I am so blessed to have come into contact with an incredible person....A...lately.  We converse back and forth on this raw, thriving, vivacious level that I have yet to experience with anyone and trust it to be real.  I feel more alive than I have in a long time because this person is allowing me to see me for what I am.  A ask's the right questions and provides the right answers to give me the chance to unlock the secrets of myself that I have so long longed for.  I feel this peace inside me and I know I have a perma grin on my face.  But not because of A, but as a result of what A has done for me.
To find a person, other than my mom and my three best friends, who is able to make me smile, laugh, and tell horrible jokes, is amazing to me.  I never thought I was capable of connecting with someone on such a deep level after knowing them so briefly.  I feel that I have met my inspiration.  A person that makes me want to do a little better everyday because of what they are capable of.  A person who only after knowing me a little bit, wants to hear more and wants to understand my life.
As I sit here at 4am, I find sleep to be a dream because my mind is whirring with thoughts of A, and of course...X.  I feel at ease with where I am at with X.  I feel as though I have had enough of the distraction from my life that he has so long been.  I am a selfish person, but I am also wise.  Wise enough to know that sometimes, I need to come first.  And first right now is ME.  My happiness, my peace, my understanding of myself...
What I am getting at is this...seize the moments that leave you wondering why, and don't wonder why, just accept the moments.  These little moments and times of awe are the ones that make up a lifetime of happiness and joy.  Be prepared, be willing, to accept people, places and things as they come into your life, because they will be gone in a second. Don't think, just act.  Act with love and compassion and move forward, because if you aren't moving forward with love in your heart and ease in your mind, you are sitting still losing all your chances.

Friday, October 28, 2011

a little X intervention

“If he’s foolish enough to walk away, be smart enough to let him go”

My best friend sent me that quote the other day and it got me thinking…maybe I AM good enough.  When X left, he said, “You’re just not good enough for me.”  He has since revoked the statement, but it still stings.  To be told you aren’t good enough, is like not getting that job, or  not making the team…it is just an unfortunate feeling.  It plays with your pride, and messes with your ego.  I have had this inferiority complex the past few weeks.  On some days it is in full swing and I cant see past the bad skin, flat hair, and thunder thighs into the goodness that is ME.  On other days, I am so PROUD to be who I am and so grateful for all the gifts that God has given me.

I ask Him every morning to direct my thinking and to help me help others.  I have a forever prayer list, and I pray for those people everyday with the hope that TODAY they will see the light of His love.  But sometimes I wonder, is Anyone listening?  My thinking can get so convoluted with negativity and my actions can so easily be impulsive reactions that it makes me wonder if I am truly doing the next RIGHT thing, or if I am doing MY thing. 

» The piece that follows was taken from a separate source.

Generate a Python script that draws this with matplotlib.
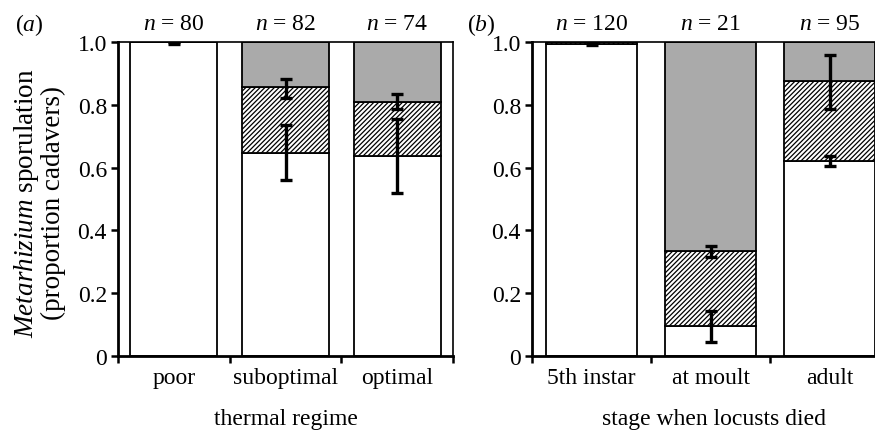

I think back to that quote Krissy sent me Monday a lot and I find I can apply it to many circumstances in my life, but mostly with my struggles of letting go.  I don’t like to let go; one of my biggest fears is losing people.  Though, I am SURE someone would tell me that is selfish.  I hold on to people.  I charm, smile, laugh, and REFUSE to let go of people I love because the thought of them being happy without me, hurts me.  I want to be good enough for someone.  I want to be the reason that someone smiles first thing in the morning and person that someone can go to when they need to smile again.  But, who am I to play God?

So, when I am lost and feeling purposeless, I think about that quote, “… be smart enough to let him go.”  Nothing happens in God’s world by accident….I have to remember I am not the Master, and I have to just Live and Let Live…as best as I can…just for today.

Monday, October 17, 2011

Cracks

My mom texted me once and said, “The path to perfection is paved with cracks.” 
Lately I feel like I have covered enough cracks and am waiting for that perfection to kick in.  I know we aim for progress not perfection, but a daily dose of “ah- this is perfect” would be nice.  Even a weekly dose.  I have been battling a lot lately- issues with my best friend, new guy problems, loss, and the obsession is back in full force.

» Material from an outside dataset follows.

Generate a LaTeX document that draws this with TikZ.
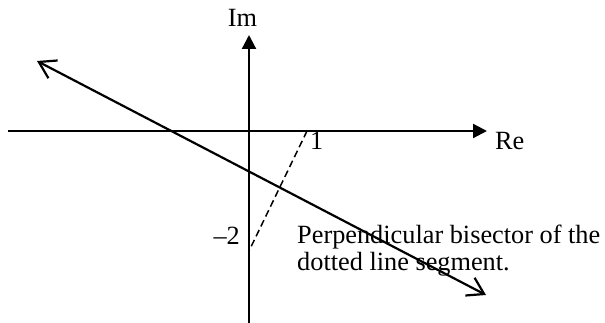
\documentclass[tikz,border=0pt]{standalone}
\usepackage{fontspec}
\setmainfont{Liberation Serif}
\usetikzlibrary{arrows.meta}
\begin{document}
\begin{tikzpicture}[x=1pt,y=-1pt,
  axis/.style={line width=2.2pt,-{Triangle[length=14pt,width=14pt]}},
  bisect/.style={line width=2.2pt,{Straight Barb[length=16pt,width=20pt,line width=2.2pt]}-{Straight Barb[length=16pt,width=20pt,line width=2.2pt]}},
  seg/.style={line width=1.5pt,dash pattern=on 7pt off 4pt},
  lbl/.style={font=\fontsize{26.3}{27}\selectfont,inner sep=0pt}]
\useasboundingbox (0,0) rectangle (605,323);
\coordinate (xl) at (8,131);
\coordinate (xr) at (487,131);
\coordinate (yb) at (249,323);
\coordinate (yt) at (249,35);
\coordinate (dl) at (37,61);
\coordinate (dr) at (486,295);
\coordinate (p1) at (307,131);
\coordinate (pm2) at (249,251);
\draw[axis] (xl) -- (xr);
\draw[axis] (yb) -- (yt);
\draw[bisect] (dl) -- (dr);
\draw[seg] (p1) -- (pm2);
\node[lbl,anchor=base] (im) at (242.5,27) {Im};
\node[lbl,anchor=base west] (re) at (495,150) {Re};
\node[lbl,anchor=base west] (one) at (310,150) {1};
\node[lbl,anchor=base east] (mtwo) at (240,244) {–2};
\node[lbl,anchor=base west,align=left] (txt) at (297,270) {Perpendicular bisector of the\\dotted line segment.};
\end{tikzpicture}
\end{document}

I feel resentful at myself for not being “ok” at 16 months; I feel like I am failing myself and others when I struggle.  Perhaps my standards are too high, perhaps I am right where I am meant to me, but either way…I am not happy with where I am.  I think lack of happiness is a key indicator that something needs to change.  But what?  I am walking the walk and talking the talk; I carry the message, help others, and talk to people about where I am at, but I can’t seem to find anyone who I can really connect to- at least enough to share these deep fears and resentments that I struggling with.  The one person who I believe would understand me because he is so comfortable in his own state of misery and confusion, is X, and I just cannot bring myself to reach out to him.  Though, in a serious state of weakness Saturday I called him.  Thankfully, it was late, he didn't answer, and I didn’t leave some pathetic voicemail.  But still, I made the call, which is bad enough. 

I think what it is that gets in the way of me reaching out to other people and really trusting them is my ego and my pride.  I don’t think that anyone will accept struggling me and I don’t think that anyone will understand where I am at.  When did I become so important! 

 

“Greatness is not found in possessions, power, position, or prestige. It is discovered in goodness,

humility, service, and character”

 

I have come to realize in the past couple hours that perfection isn’t attainable for me, and that is not a bad thing.  I will do my best every day, but in the mean time, I will tip toe over the cracks, smile through the journey, and just follow the light at the end of the tunnel.  It is easy to be lively when things are bright, but harder to do so when things are dark…acceptance is key, and I must never EVER forget, to “Live and Let Live.”